Sunk Cost Fallacy: Is Your Website Worth What You Paid for It?

Sunk Cost Fallacy: Is Your Website Worth What You Paid for It?
Chris Lonergan
Chris Lonergan February 4, 2021

While running a business, you get to learn about the costs of every component of your business and the value of that component. You know your material cost down to a single roofing nail or gallon of cleaning chemical. And you most certainly know the value of having the appropriate inventory of products to get a job done without delay.

But do you know the cost versus value of your website? When it comes to your contractor marketing efforts, how do you determine the "worth" of your website?

Let's Talk About Cars for a Moment

Say you're in the market for a new vehicle. You visit the dealership, sign the financing agreement, get your keys, and drive off the lot.

The moment your tires hit city streets, the financial value of that vehicle is nowhere near what you just agreed to pay for it. You wouldn't be able to get that value in trade-in if you made a U-turn and came back onto the lot. You wouldn't be able to sell it on your own and get what you paid.

That's not to say that the vehicle doesn't still have value and worth to you.
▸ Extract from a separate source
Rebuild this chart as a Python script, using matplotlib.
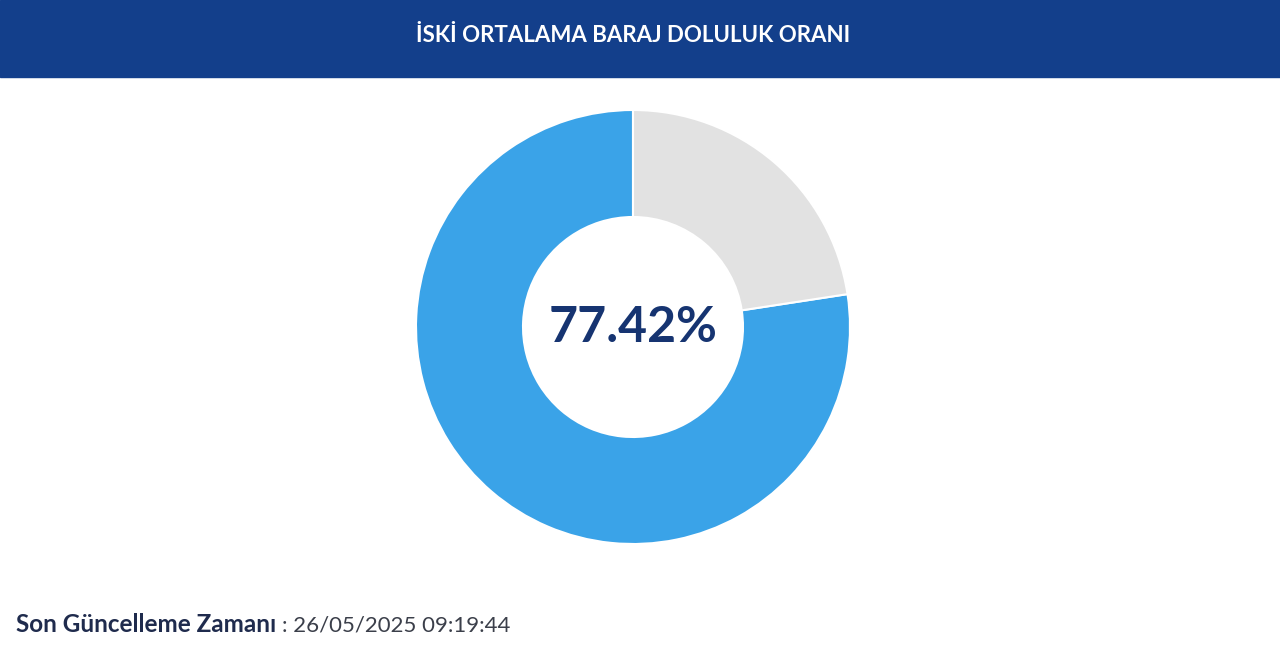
import matplotlib
matplotlib.use("Agg")
import matplotlib.pyplot as plt
from matplotlib.patches import Rectangle

title = "İSKİ ORTALAMA BARAJ DOLULUK ORANI"
labels = ["Dolu", "Boş"]
values = [77.42, 22.58]
colors = ["#3aa3e8", "#e2e2e2"]
footer_label = "Son Güncelleme Zamanı"
footer_value = ": 26/05/2025 09:19:44"

W, H = 1280, 666
fig = plt.figure(figsize=(W / 100, H / 100), dpi=100)
ax = fig.add_axes([0, 0, 1, 1])

# donut
cx, cy = 633, H - 327
ax.pie(values, colors=colors, startangle=90, counterclock=True,
       radius=217, center=(cx, cy),
       wedgeprops=dict(width=107, edgecolor="white", linewidth=1.5))
ax.set_xlim(0, W)
ax.set_ylim(0, H)
ax.set_aspect("auto")
ax.axis("off")

ax.text(cx, cy, f"{values[0]:.2f}%", color="#163471", fontsize=36,
        fontweight="bold", family="Lato", ha="center", va="center")

# header band
ax.add_patch(Rectangle((0, H - 77), W, 77, color="#133f8b", zorder=0))
ax.text(633, H - 36, title, color="white", fontsize=16, fontweight="bold",
        family="Lato", ha="center", va="center")

# footer
t = ax.text(16, H - 625, footer_label, color="#1f2b4d", fontsize=17.5,
            fontweight="bold", family="Lato", ha="left", va="center")
ax.annotate(footer_value, xy=(1, 0.5), xycoords=t, xytext=(4, 0),
            textcoords="offset points", color="#3b3f4a", fontsize=16,
            family="Lato", ha="left", va="center")

fig.savefig("out.png", dpi=100)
If you got the vehicle for work purposes, or for a family member learning to drive, or to hot rod around town, the vehicle's value to you isn't contingent on dollars and cents. Instead, it is worth the function of the job it gets done for you.

The Same Idea Applies to Your Website

If you spent $10k at a boutique marketing agency to get a website built, the moment they hand over those digital "car keys," the website is no longer worth $10k. It's worth what that website does for you – how it performs for the functions you need it to complete.

How Do You Measure the Worth of Your Website?

For other industries, there is a variety of reasons to have a website. For contractors and home service providers specifically, you want a website that 1) attracts and informs users 2) in a way that also is effective for search engines 3) that will convert visitors into leads.

Regardless of what you paid for your web design and code, the true value and worth of your website are in how it helps to build your business.

If it is a brand new website that you know was developed and is maintained with SEO in mind, you'll need to assess how effective your site is at those three criteria by reviewing the trend of your "impressions" (the number of users who can potentially interact with your website as it loads on search engine results pages) as well as clicks and leads over time.

If it is an older site, you'll need to evaluate if search engine optimization was even a consideration when you first had it built. Not every "web design" company develops sites with specific search engine optimization plans.

Back to the Car Analogy – What Happens When the Vehicle Isn't Working?

Whether it is a month or five years down the line, what happens to your previously new vehicle when it starts to act up. Most people look at the original price tag and say, "Well, I spent $XXXXXX on that vehicle, so I'm gonna get my value out of it" and drive it until the wheels fall off. But what happens when the vehicle doesn't work like it's supposed to. Say you first got the vehicle for work purposes, but now you can't rely on it to start up every morning, or you have to throw more money into constant repairs and fixes to keep the vehicle running poorly at best. All so that you can try to get "get your money's worth" out of the car.

This is called the "Sunk Cost Fallacy" – The idea that you are willing to suffer additional stress or taken on additional financial costs to try and salvage the original cost of the purpose. More people know this as "throwing good money after bad." We already know that the true financial cost that you originally paid for the vehicle is NOT the value of the vehicle today – and that its true value should be determined by how the vehicle completes its intended function.

Is Your Website a Clunker Now? Is Your Website Working Like Its Supposed to?

Just as before... We already know that the true financial cost that you originally paid for YOUR WEBSITE is NOT the value of the website today – and that its true value should be determined by how the website completes its intended function.

If your website isn't making positive steps toward attracting search engines and users with good information and converting visitors into leads, then where is the "value" to your business?

Make sure you are regularly contributing content like project content and reviews to properly fuel your website and track your success over time. Assess the worth of your website to your business based on the value it brings, not the original price tag.